- **Job**: Repeat the listing that follows, character for character, minus the pictures.

- **Supplied material**:
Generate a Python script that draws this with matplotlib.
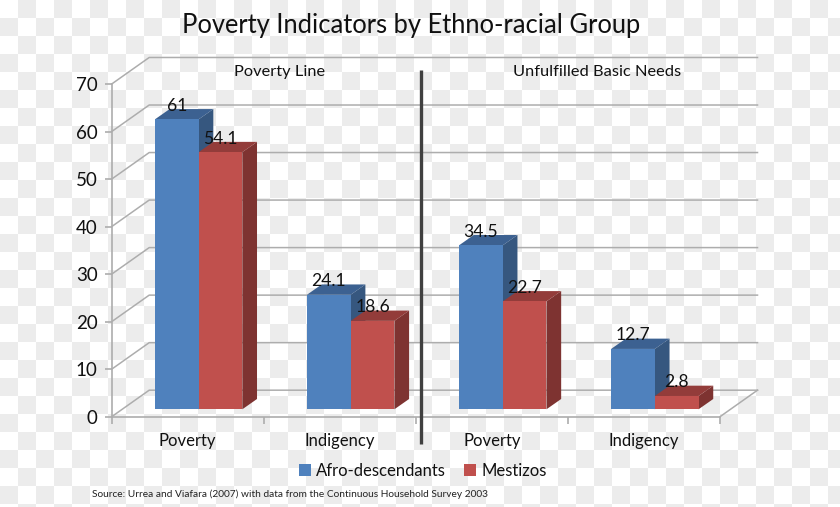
import numpy as np
import matplotlib
matplotlib.use("Agg")
import matplotlib.pyplot as plt

plt.rcParams['font.family'] = ['Lato', 'DejaVu Sans']

W, H = 840, 507
categories = ["Poverty", "Indigency", "Poverty", "Indigency"]
afro = [61, 24.1, 34.5, 12.7]
mestizos = [54.1, 18.6, 22.7, 2.8]
afro_labels = ["61", "24.1", "34.5", "12.7"]
mestizo_labels = ["54.1", "18.6", "22.7", "2.8"]
yticks = [0, 10, 20, 30, 40, 50, 60, 70]
panels = ["Poverty Line", "Unfulfilled Basic Needs"]

C_AFRO, C_AFRO_TOP, C_AFRO_SIDE = "#4f81bd", "#3c6191", "#36577f"
C_MES, C_MES_TOP, C_MES_SIDE = "#c0504d", "#933c3a", "#7e3331"
C_GRID = "#adadad"

fig = plt.figure(figsize=(W / 100, H / 100), dpi=100, facecolor="white")

# transparency-style checkerboard backdrop
cell = 18
ex = np.arange(0, W + cell, cell)
ey = np.arange(0, H + cell, cell)
ix, iy = np.meshgrid(np.arange(len(ex) - 1), np.arange(len(ey) - 1))
board = (ix + iy) % 2
bg = fig.add_axes([0, 0, 1, 1], zorder=-10)
bg.pcolormesh(ex, ey, np.where(board > 0, 0.922, 1.0), cmap="gray", vmin=0, vmax=1, linewidth=0, antialiased=False)
bg.set_xlim(0, W)
bg.set_ylim(H, 0)
bg.axis("off")

L, R, T, B = 111.7, 720.0, 84.0, 416.7
ax = fig.add_axes([L / W, 1 - B / H, (R - L) / W, (B - T) / H])
ax.patch.set_alpha(0)
ax.set_xlim(0, 4)
ax.set_ylim(0, 70)

# depth offsets in data units
wall_dx, wall_dy = 37.5 / 152.07, 26.5 / 4.75
bar_dx, bar_dy = 14.7 / 152.07, 10.3 / 4.75
base = 7.4 / 4.75
shift = 0.0715
bw = 43.7 / 152.07

for s in ["top", "right"]:
    ax.spines[s].set_visible(False)
for s in ["left", "bottom"]:
    ax.spines[s].set_color(C_GRID)
    ax.spines[s].set_linewidth(1.2)

ax.set_yticks(yticks)
ax.set_xticks(range(5))
ax.set_xticklabels([])
ax.tick_params(axis="both", color=C_GRID, length=5, width=1.2, labelsize=13.5, pad=5, labelcolor="#111111")

for v in yticks:
    ax.plot([0, wall_dx, 4 + wall_dx], [v, v + wall_dy, v + wall_dy], color=C_GRID, lw=1.1, clip_on=False, zorder=1)
ax.plot([4, 4 + wall_dx], [0, wall_dy], color=C_GRID, lw=1.1, clip_on=False, zorder=1)

for i, name in enumerate(categories):
    ax.text(i + 0.5, -5.1, name, ha="center", va="center", fontsize=12, color="#111111")

x = np.arange(4) + 0.5 + shift
for xs, vals, col, ctop, cside, left in [
    (x - bw, afro, C_AFRO, C_AFRO_TOP, C_AFRO_SIDE, True),
    (x, mestizos, C_MES, C_MES_TOP, C_MES_SIDE, False),
]:
    for x0, v in zip(xs, vals):
        x1 = x0 + bw
        ax.fill([x1, x1 + bar_dx, x1 + bar_dx, x1],
                [base, base + bar_dy, base + v + bar_dy, base + v],
                color=cside, lw=0, clip_on=False, zorder=3)
        ax.fill([x0, x1, x1 + bar_dx, x0 + bar_dx],
                [base + v, base + v, base + v + bar_dy, base + v + bar_dy],
                color=ctop, lw=0, clip_on=False, zorder=3)
    ax.bar(xs, vals, width=bw, bottom=base, align="edge", color=col, lw=0, zorder=4, clip_on=False,
           label="Afro-descendants" if left else "Mestizos")

for i in range(4):
    ax.text(x[i] - bw / 2, base + afro[i] + 2.85, afro_labels[i], ha="center", va="center",
            fontsize=12.6, color="#111111", zorder=6)
    ax.text(x[i] + bw / 2, base + mestizos[i] + 2.85, mestizo_labels[i], ha="center", va="center",
            fontsize=12.6, color="#111111", zorder=6)

# divider between the two panels
ax.plot([2.034, 2.034], [-5.75, 72.9], color="#404040", lw=2.4, clip_on=False, zorder=7, solid_capstyle="butt")

ax.text(1.105, 72.5, panels[0], ha="center", va="center", fontsize=11.8, color="#111111")
ax.text(3.19, 72.5, panels[1], ha="center", va="center", fontsize=11.8, color="#111111")

fig.text(411 / W, 1 - 25 / H, "Poverty Indicators by Ethno-racial Group", ha="center", va="center",
         fontsize=18.4, color="#111111")

handles, labels = ax.get_legend_handles_labels()
fig.legend(handles, labels, loc="center", bbox_to_anchor=(423 / W, 1 - 471 / H), ncol=2, frameon=False,
           fontsize=12, handlelength=0.68, handleheight=0.68, handletextpad=0.34, columnspacing=1.09,
           labelcolor="#111111")

fig.text(92 / W, 1 - 494 / H, "Source: Urrea and Viafara (2007) with data from the Continuous Household Survey 2003",
         ha="left", va="center", fontsize=7.3, color="#222222")

fig.savefig("out.png", dpi=100)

- **Correct output**:
Generate a Python script that draws this with matplotlib.
import numpy as np
import matplotlib
matplotlib.use("Agg")
import matplotlib.pyplot as plt

plt.rcParams['font.family'] = ['Lato', 'DejaVu Sans']

W, H = 840, 507
categories = ["Poverty", "Indigency", "Poverty", "Indigency"]
afro = [61, 24.1, 34.5, 12.7]
mestizos = [54.1, 18.6, 22.7, 2.8]
afro_labels = ["61", "24.1", "34.5", "12.7"]
mestizo_labels = ["54.1", "18.6", "22.7", "2.8"]
yticks = [0, 10, 20, 30, 40, 50, 60, 70]
panels = ["Poverty Line", "Unfulfilled Basic Needs"]

C_AFRO, C_AFRO_TOP, C_AFRO_SIDE = "#4f81bd", "#3c6191", "#36577f"
C_MES, C_MES_TOP, C_MES_SIDE = "#c0504d", "#933c3a", "#7e3331"
C_GRID = "#adadad"

fig = plt.figure(figsize=(W / 100, H / 100), dpi=100, facecolor="white")

# transparency-style checkerboard backdrop
cell = 18
ex = np.arange(0, W + cell, cell)
ey = np.arange(0, H + cell, cell)
ix, iy = np.meshgrid(np.arange(len(ex) - 1), np.arange(len(ey) - 1))
board = (ix + iy) % 2
bg = fig.add_axes([0, 0, 1, 1], zorder=-10)
bg.pcolormesh(ex, ey, np.where(board > 0, 0.922, 1.0), cmap="gray", vmin=0, vmax=1, linewidth=0, antialiased=False)
bg.set_xlim(0, W)
bg.set_ylim(H, 0)
bg.axis("off")

L, R, T, B = 111.7, 720.0, 84.0, 416.7
ax = fig.add_axes([L / W, 1 - B / H, (R - L) / W, (B - T) / H])
ax.patch.set_alpha(0)
ax.set_xlim(0, 4)
ax.set_ylim(0, 70)

# depth offsets in data units
wall_dx, wall_dy = 37.5 / 152.07, 26.5 / 4.75
bar_dx, bar_dy = 14.7 / 152.07, 10.3 / 4.75
base = 7.4 / 4.75
shift = 0.0715
bw = 43.7 / 152.07

for s in ["top", "right"]:
    ax.spines[s].set_visible(False)
for s in ["left", "bottom"]:
    ax.spines[s].set_color(C_GRID)
    ax.spines[s].set_linewidth(1.2)

ax.set_yticks(yticks)
ax.set_xticks(range(5))
ax.set_xticklabels([])
ax.tick_params(axis="both", color=C_GRID, length=5, width=1.2, labelsize=13.5, pad=5, labelcolor="#111111")

for v in yticks:
    ax.plot([0, wall_dx, 4 + wall_dx], [v, v + wall_dy, v + wall_dy], color=C_GRID, lw=1.1, clip_on=False, zorder=1)
ax.plot([4, 4 + wall_dx], [0, wall_dy], color=C_GRID, lw=1.1, clip_on=False, zorder=1)

for i, name in enumerate(categories):
    ax.text(i + 0.5, -5.1, name, ha="center", va="center", fontsize=12, color="#111111")

x = np.arange(4) + 0.5 + shift
for xs, vals, col, ctop, cside, left in [
    (x - bw, afro, C_AFRO, C_AFRO_TOP, C_AFRO_SIDE, True),
    (x, mestizos, C_MES, C_MES_TOP, C_MES_SIDE, False),
]:
    for x0, v in zip(xs, vals):
        x1 = x0 + bw
        ax.fill([x1, x1 + bar_dx, x1 + bar_dx, x1],
                [base, base + bar_dy, base + v + bar_dy, base + v],
                color=cside, lw=0, clip_on=False, zorder=3)
        ax.fill([x0, x1, x1 + bar_dx, x0 + bar_dx],
                [base + v, base + v, base + v + bar_dy, base + v + bar_dy],
                color=ctop, lw=0, clip_on=False, zorder=3)
    ax.bar(xs, vals, width=bw, bottom=base, align="edge", color=col, lw=0, zorder=4, clip_on=False,
           label="Afro-descendants" if left else "Mestizos")

for i in range(4):
    ax.text(x[i] - bw / 2, base + afro[i] + 2.85, afro_labels[i], ha="center", va="center",
            fontsize=12.6, color="#111111", zorder=6)
    ax.text(x[i] + bw / 2, base + mestizos[i] + 2.85, mestizo_labels[i], ha="center", va="center",
            fontsize=12.6, color="#111111", zorder=6)

# divider between the two panels
ax.plot([2.034, 2.034], [-5.75, 72.9], color="#404040", lw=2.4, clip_on=False, zorder=7, solid_capstyle="butt")

ax.text(1.105, 72.5, panels[0], ha="center", va="center", fontsize=11.8, color="#111111")
ax.text(3.19, 72.5, panels[1], ha="center", va="center", fontsize=11.8, color="#111111")

fig.text(411 / W, 1 - 25 / H, "Poverty Indicators by Ethno-racial Group", ha="center", va="center",
         fontsize=18.4, color="#111111")

handles, labels = ax.get_legend_handles_labels()
fig.legend(handles, labels, loc="center", bbox_to_anchor=(423 / W, 1 - 471 / H), ncol=2, frameon=False,
           fontsize=12, handlelength=0.68, handleheight=0.68, handletextpad=0.34, columnspacing=1.09,
           labelcolor="#111111")

fig.text(92 / W, 1 - 494 / H, "Source: Urrea and Viafara (2007) with data from the Continuous Household Survey 2003",
         ha="left", va="center", fontsize=7.3, color="#222222")

fig.savefig("out.png", dpi=100)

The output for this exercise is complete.